Taco Tuesdays at Illinois State University are about to get fresher as a new Vertical Farm prepares to grow cilantro for dining services.
The farm, which officially launched Thursday, will operate out of a converted shipping container outside ISU’s Office of Sustainability on School Street. The 320-square-foot unit is equipped with a hydroponic system and LED lighting to grow the equivalent of 1-2 acres of traditional field production with a fraction of the water required to cultivate up to 4,600 plants.
In a ribbon-cutting ceremony, College of Applied Science and Technology Dean Chad McEvoy said the Vertical Farm is an ideal example of experiential learning for ISU students.
“Learning opportunities such as these prepare students to make a difference in their field—and yes, that’s an agriculture pun—and contribute to our society,” said McEvoy.
McEvoy said up to 100 students will be able to work in the Vertical Farm, growing and harvesting up to 50 pounds of cilantro per week.

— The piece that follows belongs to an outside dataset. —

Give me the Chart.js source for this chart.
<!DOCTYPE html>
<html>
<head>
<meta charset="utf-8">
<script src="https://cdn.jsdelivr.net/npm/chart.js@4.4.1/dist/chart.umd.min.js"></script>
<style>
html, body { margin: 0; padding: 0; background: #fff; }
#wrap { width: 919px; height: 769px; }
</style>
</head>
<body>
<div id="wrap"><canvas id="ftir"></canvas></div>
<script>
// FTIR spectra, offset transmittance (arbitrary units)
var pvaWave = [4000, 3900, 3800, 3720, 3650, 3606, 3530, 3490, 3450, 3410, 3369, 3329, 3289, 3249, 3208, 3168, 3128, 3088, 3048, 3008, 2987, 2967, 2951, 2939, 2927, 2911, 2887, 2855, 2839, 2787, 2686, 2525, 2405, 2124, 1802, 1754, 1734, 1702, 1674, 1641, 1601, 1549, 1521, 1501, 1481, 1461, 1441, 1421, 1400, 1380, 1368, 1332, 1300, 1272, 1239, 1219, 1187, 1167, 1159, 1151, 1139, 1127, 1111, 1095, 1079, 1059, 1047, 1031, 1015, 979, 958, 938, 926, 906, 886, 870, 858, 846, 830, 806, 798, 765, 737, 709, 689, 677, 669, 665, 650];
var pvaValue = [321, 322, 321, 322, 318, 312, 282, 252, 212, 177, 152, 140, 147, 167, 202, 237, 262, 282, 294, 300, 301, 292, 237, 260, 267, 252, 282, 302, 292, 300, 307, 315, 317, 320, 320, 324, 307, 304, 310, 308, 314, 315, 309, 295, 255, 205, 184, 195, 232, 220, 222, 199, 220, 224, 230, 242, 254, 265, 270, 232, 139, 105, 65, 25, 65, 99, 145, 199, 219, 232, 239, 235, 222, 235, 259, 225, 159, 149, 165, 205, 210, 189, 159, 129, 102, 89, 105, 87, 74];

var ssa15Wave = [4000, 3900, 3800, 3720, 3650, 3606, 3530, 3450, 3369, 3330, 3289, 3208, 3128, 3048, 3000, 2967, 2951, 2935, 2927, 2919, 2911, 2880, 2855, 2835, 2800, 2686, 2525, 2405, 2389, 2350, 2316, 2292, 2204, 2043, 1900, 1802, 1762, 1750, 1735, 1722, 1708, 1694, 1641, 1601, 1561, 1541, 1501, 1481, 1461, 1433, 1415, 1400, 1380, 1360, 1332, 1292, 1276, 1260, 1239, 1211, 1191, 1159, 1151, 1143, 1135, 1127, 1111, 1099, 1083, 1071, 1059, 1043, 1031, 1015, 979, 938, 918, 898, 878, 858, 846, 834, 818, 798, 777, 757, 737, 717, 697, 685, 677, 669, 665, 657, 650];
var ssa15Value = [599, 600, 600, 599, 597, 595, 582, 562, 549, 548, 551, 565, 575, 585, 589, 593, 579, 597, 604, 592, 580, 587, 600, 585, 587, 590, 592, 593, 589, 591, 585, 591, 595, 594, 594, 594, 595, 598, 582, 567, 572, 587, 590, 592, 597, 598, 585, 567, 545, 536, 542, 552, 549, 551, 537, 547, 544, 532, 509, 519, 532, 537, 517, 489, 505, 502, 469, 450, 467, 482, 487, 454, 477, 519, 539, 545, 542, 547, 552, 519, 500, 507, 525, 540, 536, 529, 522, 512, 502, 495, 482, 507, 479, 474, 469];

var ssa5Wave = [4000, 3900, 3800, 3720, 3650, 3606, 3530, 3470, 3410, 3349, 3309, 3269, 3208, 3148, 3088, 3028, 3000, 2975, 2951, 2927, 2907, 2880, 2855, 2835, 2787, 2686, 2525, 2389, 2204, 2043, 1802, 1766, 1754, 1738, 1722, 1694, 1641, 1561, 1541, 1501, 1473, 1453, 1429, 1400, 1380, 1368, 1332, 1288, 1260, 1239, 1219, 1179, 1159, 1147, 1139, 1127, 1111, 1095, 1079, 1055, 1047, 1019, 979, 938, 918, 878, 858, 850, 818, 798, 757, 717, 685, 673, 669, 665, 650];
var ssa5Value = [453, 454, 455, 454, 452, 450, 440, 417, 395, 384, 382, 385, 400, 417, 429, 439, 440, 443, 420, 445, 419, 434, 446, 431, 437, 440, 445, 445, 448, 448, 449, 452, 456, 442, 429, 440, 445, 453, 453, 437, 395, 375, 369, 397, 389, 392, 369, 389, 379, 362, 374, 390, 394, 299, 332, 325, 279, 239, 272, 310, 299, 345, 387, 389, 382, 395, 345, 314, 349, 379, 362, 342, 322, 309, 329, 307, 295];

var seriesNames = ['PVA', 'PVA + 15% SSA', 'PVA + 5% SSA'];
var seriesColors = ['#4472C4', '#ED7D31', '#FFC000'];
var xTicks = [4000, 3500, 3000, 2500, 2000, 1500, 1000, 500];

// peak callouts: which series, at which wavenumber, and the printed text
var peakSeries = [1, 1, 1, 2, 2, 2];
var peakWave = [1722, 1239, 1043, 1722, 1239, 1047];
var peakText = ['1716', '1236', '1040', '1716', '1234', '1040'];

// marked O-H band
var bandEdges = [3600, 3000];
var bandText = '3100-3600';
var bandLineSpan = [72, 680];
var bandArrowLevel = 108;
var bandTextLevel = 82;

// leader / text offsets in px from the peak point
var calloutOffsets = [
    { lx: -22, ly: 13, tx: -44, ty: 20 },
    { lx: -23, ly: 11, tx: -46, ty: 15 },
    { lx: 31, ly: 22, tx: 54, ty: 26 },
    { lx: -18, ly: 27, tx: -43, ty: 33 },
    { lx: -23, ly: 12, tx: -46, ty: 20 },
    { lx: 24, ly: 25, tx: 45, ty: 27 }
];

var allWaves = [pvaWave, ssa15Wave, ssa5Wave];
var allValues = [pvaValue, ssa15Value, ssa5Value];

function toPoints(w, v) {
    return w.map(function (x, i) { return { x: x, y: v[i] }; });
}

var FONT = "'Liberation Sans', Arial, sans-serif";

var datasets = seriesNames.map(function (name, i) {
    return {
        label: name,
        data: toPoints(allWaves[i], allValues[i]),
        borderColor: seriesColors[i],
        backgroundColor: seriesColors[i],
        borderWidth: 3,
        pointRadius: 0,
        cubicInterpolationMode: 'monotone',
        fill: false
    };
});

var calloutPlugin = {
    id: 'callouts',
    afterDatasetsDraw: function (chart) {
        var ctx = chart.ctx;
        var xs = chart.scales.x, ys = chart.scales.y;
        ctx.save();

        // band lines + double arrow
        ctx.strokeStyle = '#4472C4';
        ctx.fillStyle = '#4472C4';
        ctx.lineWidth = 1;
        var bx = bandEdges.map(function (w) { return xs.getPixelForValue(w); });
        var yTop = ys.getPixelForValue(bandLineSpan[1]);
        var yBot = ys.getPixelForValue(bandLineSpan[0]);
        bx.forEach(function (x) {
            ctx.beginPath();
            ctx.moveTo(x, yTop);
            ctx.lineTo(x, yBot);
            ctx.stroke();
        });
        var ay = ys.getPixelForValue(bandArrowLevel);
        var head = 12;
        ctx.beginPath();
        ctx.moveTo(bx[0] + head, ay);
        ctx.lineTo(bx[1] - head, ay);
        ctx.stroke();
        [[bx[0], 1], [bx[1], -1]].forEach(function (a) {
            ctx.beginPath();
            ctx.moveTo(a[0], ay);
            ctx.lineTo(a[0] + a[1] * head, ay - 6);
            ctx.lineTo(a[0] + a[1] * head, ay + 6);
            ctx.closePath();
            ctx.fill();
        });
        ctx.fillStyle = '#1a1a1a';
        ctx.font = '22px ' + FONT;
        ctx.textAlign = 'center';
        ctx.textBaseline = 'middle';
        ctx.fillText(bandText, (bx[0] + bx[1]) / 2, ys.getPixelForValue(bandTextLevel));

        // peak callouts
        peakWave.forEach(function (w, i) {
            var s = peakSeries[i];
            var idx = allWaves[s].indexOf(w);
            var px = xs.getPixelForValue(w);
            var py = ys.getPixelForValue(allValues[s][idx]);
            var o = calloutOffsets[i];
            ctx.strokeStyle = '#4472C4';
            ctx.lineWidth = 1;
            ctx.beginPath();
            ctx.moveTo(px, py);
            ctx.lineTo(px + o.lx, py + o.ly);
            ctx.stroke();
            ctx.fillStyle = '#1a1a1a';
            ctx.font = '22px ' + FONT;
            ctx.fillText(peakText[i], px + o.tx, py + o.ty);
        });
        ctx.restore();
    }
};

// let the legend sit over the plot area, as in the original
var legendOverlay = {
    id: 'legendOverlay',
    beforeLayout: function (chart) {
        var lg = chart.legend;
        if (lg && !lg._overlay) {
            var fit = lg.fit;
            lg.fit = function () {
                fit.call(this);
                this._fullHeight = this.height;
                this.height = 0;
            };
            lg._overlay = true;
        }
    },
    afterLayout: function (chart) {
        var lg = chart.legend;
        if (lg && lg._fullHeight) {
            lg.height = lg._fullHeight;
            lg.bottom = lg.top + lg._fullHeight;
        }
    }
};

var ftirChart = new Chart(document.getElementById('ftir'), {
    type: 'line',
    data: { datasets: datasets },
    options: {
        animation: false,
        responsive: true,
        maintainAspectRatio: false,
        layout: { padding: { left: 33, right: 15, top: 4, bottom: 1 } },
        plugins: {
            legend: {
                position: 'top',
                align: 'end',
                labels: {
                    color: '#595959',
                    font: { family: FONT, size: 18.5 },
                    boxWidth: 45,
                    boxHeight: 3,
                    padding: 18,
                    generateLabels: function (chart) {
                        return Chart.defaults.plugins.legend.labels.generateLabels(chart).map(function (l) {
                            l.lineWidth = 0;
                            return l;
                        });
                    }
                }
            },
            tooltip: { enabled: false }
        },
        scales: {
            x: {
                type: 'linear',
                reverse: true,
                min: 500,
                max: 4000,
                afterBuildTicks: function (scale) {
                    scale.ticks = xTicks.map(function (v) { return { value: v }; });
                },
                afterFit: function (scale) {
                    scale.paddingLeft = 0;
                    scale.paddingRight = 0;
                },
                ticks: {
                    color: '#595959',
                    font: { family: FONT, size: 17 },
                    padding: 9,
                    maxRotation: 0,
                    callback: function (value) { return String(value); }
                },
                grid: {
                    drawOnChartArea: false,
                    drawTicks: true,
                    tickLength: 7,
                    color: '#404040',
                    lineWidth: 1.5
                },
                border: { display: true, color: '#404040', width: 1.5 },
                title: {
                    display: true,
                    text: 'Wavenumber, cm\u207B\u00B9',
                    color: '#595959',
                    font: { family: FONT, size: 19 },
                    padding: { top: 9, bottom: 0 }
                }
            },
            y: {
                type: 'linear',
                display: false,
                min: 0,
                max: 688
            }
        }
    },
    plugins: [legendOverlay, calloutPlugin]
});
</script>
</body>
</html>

“In addition, fewer chemicals are necessary to ensure the vitality of the plants, and no pesticides are needed in the controlled space,” he said.
The $200,000 project, launched with support from the Illinois Farm Bureau, will has taken more than 6 years for the initiative to go from idea to reality. ISU President Aondover Tarhule was provost when the process began.
“That’s significant to me for a number of reasons,” said Tarhule. “It has taken a long time.”
Todd McLoda, then dean of the College of Applied Science and Technology [CAST], approached Tarhule with the idea in 2019 based on a proposal from agriculture students supervised by professor David Kopsell.

“And unfortunately, we all know what happened in the spring of 2020,” said Kopsell.
The students’ presentation to Kopsell was one of his first pandemic Zoom meetings. And there was much shuffling in the offices of decision makers. In July, McLoda will become associate provost after an appointment as interim dean in the College of Education. Tarhule became president. And Ani Yazedjian is now the provost.
“But the idea survived,” said Tarhule. “Good ideas survive.”
Following the ceremony, which was moved inside to the Bone Student Center, Kopsell gave tours of the facility to 10 people at a time. There’s a small workstation to plant seedlings under grow lights and sanitation station. A majority of the shipping container holds vertical towers for plants to mature, kept healthy through a gravity-fed water system. Outside the farm, a grassy area will soon be landscaped with an eco-friendlier clover lawn as a pilot for other areas of campus.
Kopsell originally wanted to grow all different crops in their energy-efficient, indoor farm. They’re starting with cilantro on request from ISU dining services—much to provost Yazedjian’s delight.
“I’m excited to see the impact the facility will have, not only on our campus, but also on the broader agricultural and sustainable communities,” she said. “I look forward to seeing the great work and tasting some of that cilantro.”